When Less Is More…
photo by muha….’s
If you’re a small business owner interested in growing your business, there’s a good chance that at some point you’ve been overwhelmed with all of the things you could do with your business.
You could create a blog.
You could revamp your website (or create one if you don’t have one).
You could evaluate your target market and refine it down to your top customers.
You could run a direct mail campaign and test out your top 3 messages to evaluate which one works best.
You could attend a seminar (www.linkedinkc.com ) Actually this one you should do…! 😉
You could create an operations manual and document all of the processes in your business.
In fact there are literally hundreds of things you could start doing, so many that it’s really easy to get overwhelmed, burnt out or just plain old tired.
Sometimes the simple things are best
I saw a great post from Stephen Shapiro on recognizing that his website wasn’t very effective: My Website’s Signal to Noise Ratio.
Essentially he did analysis on his website using Google Analytics and discovered that 82% of visitors we’re leaving immediately (abandon rate) – that’s not uncommon, but it’s also not very good.
We hypothesized that there could be two main reasons for this: 1) we had the wrong visitors (so they left), or 2) our visitors were confused and did not know what to do.

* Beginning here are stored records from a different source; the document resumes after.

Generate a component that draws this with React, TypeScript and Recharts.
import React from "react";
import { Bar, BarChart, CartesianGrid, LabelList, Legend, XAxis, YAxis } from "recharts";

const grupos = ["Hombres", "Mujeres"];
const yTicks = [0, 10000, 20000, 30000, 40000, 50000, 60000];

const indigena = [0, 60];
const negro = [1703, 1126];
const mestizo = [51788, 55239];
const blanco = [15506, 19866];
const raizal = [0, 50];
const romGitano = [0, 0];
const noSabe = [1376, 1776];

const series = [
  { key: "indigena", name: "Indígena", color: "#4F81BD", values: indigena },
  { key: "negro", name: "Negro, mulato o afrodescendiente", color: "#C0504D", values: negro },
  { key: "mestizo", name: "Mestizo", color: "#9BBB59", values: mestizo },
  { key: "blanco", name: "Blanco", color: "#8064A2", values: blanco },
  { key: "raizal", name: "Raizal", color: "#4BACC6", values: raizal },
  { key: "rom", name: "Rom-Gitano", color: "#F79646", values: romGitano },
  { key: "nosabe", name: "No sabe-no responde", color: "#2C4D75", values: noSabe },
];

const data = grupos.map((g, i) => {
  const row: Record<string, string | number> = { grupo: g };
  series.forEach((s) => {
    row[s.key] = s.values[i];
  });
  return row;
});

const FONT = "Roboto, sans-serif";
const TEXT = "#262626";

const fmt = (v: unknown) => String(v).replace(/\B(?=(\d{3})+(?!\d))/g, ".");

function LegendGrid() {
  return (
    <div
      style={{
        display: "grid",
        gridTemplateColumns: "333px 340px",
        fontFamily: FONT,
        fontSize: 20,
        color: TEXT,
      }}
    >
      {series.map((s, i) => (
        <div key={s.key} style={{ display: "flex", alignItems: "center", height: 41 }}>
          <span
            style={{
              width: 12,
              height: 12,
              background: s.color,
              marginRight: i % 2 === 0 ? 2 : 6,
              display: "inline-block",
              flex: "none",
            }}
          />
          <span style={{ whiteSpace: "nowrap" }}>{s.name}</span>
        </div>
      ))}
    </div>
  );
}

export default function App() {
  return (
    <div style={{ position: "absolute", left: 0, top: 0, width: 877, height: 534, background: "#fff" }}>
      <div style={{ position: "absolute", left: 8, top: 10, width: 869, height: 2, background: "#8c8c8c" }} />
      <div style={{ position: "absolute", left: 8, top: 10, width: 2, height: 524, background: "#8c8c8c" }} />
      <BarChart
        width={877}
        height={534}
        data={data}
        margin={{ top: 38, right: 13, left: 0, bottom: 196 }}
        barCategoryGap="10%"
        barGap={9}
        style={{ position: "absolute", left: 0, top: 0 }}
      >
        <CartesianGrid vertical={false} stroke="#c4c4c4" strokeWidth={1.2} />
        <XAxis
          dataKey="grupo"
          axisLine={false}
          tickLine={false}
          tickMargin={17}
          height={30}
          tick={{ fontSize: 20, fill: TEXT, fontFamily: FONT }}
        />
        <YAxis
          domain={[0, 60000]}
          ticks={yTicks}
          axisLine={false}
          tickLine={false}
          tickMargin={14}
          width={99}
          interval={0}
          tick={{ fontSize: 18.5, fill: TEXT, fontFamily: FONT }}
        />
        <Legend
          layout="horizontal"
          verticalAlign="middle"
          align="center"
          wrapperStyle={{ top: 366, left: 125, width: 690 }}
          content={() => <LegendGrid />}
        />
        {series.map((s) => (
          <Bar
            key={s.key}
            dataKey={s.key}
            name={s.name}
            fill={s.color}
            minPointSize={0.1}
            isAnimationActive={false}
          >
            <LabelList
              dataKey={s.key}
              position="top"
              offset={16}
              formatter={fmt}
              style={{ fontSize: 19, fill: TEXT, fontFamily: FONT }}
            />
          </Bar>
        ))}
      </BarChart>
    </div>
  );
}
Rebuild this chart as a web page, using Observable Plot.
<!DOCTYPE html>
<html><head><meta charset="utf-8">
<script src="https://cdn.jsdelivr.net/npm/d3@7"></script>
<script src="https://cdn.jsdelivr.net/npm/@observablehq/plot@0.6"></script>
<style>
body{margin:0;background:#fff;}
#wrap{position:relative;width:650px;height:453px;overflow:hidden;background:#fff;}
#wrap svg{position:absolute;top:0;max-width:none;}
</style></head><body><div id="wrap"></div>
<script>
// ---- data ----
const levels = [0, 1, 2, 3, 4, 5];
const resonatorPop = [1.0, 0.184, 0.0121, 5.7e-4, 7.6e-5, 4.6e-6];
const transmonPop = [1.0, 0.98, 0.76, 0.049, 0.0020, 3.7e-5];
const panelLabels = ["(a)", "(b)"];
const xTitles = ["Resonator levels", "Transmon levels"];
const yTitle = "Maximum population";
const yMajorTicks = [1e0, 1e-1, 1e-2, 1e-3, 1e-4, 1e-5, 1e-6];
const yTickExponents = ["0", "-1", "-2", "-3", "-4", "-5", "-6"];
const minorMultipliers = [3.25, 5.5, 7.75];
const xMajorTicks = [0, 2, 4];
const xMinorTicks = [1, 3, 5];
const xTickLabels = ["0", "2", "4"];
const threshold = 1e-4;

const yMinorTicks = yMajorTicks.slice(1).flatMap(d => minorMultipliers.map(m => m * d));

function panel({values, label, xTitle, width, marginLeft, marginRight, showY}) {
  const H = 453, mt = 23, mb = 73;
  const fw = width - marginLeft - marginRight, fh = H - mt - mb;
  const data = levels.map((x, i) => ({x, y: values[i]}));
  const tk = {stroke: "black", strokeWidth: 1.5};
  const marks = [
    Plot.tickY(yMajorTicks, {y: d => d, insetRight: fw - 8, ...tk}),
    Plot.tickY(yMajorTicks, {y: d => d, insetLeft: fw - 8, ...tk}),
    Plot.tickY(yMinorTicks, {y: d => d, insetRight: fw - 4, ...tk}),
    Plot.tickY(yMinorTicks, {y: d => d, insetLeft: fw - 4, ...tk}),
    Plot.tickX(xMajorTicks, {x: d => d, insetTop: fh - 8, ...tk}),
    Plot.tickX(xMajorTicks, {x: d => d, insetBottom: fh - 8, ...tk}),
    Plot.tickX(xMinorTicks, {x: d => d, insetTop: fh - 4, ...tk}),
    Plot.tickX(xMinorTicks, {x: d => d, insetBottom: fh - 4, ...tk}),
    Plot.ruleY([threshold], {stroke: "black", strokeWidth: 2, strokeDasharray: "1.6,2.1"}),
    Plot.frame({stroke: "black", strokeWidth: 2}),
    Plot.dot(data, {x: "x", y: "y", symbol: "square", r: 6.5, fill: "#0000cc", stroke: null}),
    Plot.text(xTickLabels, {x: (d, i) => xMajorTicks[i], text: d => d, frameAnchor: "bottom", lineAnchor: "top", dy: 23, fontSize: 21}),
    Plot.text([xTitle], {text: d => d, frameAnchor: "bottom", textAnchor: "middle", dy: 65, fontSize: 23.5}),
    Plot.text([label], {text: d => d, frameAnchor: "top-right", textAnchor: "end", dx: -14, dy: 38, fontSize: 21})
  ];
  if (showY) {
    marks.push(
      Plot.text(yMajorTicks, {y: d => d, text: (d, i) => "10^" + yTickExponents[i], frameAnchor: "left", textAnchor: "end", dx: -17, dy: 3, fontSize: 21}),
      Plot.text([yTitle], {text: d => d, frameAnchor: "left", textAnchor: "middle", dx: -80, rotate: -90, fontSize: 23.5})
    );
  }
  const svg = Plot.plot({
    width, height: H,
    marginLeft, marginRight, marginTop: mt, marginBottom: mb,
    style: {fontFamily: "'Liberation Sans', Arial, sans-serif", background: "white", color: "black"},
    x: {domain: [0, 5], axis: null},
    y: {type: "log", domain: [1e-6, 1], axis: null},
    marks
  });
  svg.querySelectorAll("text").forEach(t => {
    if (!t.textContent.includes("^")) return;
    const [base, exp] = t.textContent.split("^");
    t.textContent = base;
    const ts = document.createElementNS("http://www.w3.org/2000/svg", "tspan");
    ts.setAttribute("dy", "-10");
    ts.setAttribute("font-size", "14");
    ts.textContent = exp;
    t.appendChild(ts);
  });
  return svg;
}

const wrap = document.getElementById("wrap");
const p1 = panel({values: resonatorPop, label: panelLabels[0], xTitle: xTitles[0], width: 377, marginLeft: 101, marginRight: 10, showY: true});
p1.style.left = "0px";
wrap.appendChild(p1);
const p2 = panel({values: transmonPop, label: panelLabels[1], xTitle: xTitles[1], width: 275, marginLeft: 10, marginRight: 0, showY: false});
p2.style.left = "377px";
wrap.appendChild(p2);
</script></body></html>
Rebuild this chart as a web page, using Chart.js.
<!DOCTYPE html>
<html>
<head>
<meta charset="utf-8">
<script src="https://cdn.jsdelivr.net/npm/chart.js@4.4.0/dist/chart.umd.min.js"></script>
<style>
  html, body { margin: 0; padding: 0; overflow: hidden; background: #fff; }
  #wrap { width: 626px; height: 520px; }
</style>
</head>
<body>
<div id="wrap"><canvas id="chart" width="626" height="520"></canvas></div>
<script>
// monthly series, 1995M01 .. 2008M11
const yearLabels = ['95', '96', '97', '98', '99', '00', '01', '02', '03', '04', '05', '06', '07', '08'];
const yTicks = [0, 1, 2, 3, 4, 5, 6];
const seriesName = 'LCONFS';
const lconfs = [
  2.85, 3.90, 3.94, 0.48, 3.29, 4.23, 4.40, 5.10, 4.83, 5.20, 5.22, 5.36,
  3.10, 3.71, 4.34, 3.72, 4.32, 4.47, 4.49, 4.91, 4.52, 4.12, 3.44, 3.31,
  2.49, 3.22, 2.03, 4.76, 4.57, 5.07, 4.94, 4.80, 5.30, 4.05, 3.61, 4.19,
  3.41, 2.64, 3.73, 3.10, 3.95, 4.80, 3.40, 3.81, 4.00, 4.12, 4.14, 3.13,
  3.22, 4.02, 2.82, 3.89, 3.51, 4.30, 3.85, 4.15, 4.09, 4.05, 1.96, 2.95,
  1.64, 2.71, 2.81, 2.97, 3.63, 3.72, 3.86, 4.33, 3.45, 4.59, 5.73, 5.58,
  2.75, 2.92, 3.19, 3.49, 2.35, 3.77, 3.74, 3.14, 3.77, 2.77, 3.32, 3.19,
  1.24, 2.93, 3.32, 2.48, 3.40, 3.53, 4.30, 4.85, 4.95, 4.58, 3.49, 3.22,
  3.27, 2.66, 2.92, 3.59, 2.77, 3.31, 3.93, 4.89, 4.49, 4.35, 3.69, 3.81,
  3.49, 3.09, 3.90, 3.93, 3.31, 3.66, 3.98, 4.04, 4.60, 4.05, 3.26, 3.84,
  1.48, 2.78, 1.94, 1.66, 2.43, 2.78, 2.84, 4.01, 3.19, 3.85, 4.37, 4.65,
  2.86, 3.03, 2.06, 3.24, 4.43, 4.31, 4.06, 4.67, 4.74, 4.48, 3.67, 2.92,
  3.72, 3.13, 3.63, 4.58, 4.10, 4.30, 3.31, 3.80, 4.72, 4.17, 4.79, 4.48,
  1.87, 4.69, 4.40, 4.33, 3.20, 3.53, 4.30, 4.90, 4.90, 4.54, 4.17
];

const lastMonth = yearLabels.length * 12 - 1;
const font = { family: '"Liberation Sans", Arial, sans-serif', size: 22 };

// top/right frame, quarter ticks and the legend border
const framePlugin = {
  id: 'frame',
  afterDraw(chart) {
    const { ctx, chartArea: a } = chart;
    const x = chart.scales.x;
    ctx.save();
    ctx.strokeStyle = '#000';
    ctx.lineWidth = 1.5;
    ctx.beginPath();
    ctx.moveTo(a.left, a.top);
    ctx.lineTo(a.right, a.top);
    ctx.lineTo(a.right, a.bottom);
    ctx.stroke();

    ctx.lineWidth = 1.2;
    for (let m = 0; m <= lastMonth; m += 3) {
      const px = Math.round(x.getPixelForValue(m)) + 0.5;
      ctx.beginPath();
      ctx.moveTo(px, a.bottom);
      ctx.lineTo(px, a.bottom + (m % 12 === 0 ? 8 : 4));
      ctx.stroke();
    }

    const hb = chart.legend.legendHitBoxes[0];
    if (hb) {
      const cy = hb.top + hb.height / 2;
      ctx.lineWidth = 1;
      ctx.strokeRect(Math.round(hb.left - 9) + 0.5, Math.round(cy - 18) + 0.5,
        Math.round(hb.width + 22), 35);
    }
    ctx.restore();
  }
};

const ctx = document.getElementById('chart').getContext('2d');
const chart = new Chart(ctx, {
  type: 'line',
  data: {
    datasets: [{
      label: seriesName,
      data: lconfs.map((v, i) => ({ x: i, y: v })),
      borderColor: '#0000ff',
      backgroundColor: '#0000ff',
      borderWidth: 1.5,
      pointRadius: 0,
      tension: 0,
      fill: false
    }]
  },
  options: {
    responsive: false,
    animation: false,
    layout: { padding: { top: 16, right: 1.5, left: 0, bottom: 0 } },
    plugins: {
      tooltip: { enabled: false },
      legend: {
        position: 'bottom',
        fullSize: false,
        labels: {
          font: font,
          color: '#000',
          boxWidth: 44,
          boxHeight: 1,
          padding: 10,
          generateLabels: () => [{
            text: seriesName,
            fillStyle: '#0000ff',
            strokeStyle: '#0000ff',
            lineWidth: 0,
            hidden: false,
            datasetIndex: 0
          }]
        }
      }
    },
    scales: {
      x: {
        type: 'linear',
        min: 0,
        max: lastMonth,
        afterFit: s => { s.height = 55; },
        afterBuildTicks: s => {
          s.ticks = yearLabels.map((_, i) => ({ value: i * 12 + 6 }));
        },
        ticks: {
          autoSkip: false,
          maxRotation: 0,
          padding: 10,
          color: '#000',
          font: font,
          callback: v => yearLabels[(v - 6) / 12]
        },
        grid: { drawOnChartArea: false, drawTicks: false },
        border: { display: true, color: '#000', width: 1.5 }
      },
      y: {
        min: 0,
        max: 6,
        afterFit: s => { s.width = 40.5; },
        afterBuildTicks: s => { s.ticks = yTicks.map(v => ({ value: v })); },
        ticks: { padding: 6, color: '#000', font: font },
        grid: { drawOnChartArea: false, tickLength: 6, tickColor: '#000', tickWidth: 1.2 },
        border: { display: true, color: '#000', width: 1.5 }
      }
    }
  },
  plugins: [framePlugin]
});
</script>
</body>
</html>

Assuming the latter to be true, my web guru (Ariel Coro) tried some experiments. When he removed half of the options on the home page (fewer menu items, less content, and reduced clickable images) we reduced the abandonment rate to 58% in a matter of days. 42% of the people now interact with the site. This mean I have tripled the number of active participants…by giving them fewer options.
Essentially by streamlining the site, he greatly improved the overall response rate.
Could this apply to your business?
Instead of offering 60 menu items what if you were like Chris Cakes and only offered a couple?
Instead of spending a lot of time and effort doing your own payroll, maybe you should outsource it. It will cost some money, but isn’t your time better spent looking at the long term picture?
Maybe you could or should cut your low performing products or even your low margin or low paying customers. How much time could you save if you didn’t spend the time on those customers that just don’t fit your mold?
What could you cut out that would make you or your business more effective? Share it here, I’d love to hear it.